[A run of records]
— START —
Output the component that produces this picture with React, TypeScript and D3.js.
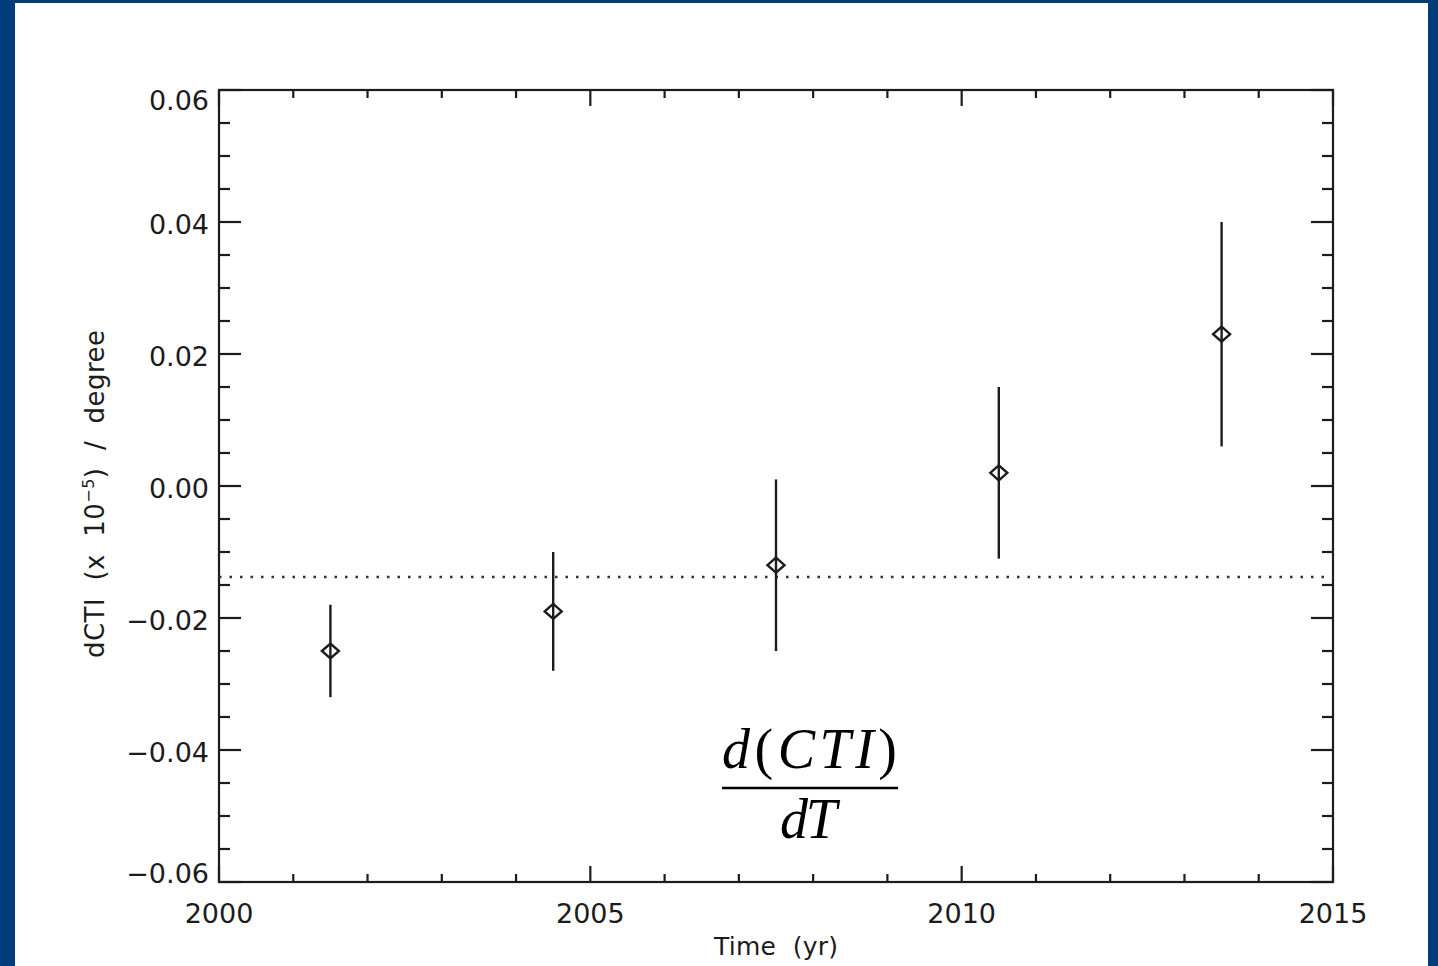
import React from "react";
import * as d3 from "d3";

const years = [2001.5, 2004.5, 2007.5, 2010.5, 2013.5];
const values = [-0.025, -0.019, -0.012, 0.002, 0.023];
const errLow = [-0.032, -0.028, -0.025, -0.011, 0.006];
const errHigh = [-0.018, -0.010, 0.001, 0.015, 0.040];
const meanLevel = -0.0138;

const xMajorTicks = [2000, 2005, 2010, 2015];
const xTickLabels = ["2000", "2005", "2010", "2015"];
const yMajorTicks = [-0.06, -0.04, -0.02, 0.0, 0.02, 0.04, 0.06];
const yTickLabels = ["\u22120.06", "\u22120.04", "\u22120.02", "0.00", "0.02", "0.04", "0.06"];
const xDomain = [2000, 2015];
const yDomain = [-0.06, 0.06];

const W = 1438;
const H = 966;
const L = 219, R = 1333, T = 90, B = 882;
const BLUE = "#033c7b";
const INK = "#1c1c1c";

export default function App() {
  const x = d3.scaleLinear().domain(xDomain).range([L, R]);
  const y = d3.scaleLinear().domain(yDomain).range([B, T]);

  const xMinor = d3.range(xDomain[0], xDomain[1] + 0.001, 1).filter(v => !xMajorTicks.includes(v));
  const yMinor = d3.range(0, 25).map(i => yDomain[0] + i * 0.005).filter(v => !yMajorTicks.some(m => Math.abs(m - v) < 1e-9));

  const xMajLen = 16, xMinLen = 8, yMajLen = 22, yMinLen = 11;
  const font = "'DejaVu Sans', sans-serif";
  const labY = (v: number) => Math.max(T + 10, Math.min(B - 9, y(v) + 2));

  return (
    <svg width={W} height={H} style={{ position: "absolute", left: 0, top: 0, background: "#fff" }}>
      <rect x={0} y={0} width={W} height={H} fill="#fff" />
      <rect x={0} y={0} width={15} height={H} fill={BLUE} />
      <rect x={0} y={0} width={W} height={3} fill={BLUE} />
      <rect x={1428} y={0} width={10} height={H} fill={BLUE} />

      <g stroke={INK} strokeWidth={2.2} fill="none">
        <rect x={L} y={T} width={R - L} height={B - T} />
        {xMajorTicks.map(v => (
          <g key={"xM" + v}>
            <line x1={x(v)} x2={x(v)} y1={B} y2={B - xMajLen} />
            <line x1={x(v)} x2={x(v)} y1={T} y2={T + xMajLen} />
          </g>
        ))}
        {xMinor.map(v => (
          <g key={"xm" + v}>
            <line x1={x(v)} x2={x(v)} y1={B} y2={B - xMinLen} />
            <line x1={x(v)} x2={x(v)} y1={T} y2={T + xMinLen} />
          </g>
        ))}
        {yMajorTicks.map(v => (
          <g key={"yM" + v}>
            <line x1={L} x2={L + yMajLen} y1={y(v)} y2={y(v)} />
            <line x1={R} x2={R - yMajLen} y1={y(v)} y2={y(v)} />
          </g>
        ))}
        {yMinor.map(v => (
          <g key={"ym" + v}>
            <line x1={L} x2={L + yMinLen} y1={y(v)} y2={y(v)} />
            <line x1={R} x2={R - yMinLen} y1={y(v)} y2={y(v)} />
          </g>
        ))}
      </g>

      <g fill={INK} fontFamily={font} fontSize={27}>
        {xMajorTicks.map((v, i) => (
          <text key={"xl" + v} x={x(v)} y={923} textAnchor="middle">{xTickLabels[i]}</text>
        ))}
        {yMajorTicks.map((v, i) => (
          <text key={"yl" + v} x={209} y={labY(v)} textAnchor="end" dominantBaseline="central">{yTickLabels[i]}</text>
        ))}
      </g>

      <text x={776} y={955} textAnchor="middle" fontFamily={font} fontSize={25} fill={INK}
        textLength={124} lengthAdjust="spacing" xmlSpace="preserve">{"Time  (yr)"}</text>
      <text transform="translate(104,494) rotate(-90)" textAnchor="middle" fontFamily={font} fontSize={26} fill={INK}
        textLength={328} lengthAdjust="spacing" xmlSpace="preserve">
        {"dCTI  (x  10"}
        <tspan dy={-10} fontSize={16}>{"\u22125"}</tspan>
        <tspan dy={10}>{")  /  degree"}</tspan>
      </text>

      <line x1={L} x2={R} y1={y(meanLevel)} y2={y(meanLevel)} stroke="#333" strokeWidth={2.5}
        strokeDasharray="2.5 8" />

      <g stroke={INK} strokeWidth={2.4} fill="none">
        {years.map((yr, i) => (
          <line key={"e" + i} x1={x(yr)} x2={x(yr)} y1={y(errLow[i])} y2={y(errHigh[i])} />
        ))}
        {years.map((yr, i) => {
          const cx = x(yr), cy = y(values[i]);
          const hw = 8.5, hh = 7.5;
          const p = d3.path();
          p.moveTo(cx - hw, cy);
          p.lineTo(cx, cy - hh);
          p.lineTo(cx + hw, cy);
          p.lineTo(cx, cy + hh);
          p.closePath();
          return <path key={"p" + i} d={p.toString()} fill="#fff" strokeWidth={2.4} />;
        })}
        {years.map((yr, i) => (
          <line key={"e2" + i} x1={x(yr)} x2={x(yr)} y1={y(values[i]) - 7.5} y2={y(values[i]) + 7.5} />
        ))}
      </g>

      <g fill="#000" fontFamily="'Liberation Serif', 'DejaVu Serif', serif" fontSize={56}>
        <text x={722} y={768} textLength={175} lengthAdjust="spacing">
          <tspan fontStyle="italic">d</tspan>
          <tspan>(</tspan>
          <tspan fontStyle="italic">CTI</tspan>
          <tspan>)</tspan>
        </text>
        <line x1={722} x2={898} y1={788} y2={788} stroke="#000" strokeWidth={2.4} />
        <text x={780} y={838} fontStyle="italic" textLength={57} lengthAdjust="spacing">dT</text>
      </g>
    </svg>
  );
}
— END —
— START —
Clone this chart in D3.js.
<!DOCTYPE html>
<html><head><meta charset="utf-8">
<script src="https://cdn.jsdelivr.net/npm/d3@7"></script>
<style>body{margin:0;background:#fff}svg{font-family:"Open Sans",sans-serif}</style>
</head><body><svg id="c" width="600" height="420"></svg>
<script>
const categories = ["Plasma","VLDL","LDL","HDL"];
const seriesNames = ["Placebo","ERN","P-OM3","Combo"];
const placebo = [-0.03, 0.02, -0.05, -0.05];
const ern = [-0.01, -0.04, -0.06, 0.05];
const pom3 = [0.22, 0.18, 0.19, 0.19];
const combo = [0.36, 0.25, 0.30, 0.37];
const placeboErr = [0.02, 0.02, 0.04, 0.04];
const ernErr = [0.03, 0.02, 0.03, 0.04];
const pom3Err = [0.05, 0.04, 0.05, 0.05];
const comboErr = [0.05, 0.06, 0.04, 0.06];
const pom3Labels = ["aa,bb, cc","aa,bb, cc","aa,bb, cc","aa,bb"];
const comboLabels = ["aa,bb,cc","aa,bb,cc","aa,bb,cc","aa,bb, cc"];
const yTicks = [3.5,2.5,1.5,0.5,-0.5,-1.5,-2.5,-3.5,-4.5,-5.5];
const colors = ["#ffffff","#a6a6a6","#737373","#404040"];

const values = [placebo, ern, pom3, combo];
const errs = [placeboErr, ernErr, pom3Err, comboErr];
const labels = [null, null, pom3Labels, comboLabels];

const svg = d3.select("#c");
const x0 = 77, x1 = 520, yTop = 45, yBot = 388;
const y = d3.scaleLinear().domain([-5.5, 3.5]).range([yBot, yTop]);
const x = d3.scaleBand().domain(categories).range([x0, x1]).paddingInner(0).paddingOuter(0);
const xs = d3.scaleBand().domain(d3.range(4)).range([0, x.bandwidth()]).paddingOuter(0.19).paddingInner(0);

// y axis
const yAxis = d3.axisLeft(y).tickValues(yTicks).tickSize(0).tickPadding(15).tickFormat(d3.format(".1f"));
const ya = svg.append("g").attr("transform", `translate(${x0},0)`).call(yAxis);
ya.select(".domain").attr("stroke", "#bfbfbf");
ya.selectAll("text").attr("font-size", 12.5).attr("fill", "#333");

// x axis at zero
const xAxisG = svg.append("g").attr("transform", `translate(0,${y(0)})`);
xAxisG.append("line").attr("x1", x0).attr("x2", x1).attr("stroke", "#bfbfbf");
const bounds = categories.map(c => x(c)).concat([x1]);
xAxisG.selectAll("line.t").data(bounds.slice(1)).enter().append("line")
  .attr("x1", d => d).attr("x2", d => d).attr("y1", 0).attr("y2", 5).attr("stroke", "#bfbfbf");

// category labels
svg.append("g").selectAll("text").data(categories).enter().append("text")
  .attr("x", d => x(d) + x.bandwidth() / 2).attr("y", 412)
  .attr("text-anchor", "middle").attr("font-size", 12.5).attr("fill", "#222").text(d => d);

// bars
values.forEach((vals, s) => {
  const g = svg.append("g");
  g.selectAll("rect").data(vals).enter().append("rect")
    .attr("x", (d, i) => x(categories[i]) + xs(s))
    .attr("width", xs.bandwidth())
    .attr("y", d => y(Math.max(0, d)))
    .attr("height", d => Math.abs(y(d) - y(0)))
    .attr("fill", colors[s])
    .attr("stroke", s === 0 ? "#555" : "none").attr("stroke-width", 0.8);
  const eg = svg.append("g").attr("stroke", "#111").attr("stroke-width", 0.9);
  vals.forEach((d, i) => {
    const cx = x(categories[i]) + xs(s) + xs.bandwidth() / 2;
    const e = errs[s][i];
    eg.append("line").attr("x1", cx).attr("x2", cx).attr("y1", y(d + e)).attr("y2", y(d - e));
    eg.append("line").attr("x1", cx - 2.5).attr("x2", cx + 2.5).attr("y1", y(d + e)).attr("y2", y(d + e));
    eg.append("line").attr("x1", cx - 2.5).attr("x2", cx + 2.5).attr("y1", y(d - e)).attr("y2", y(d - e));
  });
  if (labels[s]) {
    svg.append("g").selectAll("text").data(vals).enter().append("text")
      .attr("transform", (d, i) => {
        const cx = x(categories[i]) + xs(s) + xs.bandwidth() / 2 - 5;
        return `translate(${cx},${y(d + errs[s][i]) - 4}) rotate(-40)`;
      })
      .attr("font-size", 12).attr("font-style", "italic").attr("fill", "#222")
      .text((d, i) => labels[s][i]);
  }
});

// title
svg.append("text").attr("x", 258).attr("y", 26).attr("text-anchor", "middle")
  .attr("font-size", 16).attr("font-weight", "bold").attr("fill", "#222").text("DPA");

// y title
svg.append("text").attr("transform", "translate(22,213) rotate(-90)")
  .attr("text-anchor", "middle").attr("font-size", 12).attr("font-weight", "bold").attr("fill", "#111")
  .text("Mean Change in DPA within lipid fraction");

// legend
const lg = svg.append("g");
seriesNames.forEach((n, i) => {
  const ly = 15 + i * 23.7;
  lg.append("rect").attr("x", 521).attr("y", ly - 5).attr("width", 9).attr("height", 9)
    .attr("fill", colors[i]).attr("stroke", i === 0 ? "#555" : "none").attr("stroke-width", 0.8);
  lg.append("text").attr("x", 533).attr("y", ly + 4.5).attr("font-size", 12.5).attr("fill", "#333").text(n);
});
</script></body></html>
— END —
### [Written problem]
Gather each line in the entries above where the string "React" is found.

### [Correct result]
Output the component that produces this picture with React, TypeScript and D3.js.
import React from "react";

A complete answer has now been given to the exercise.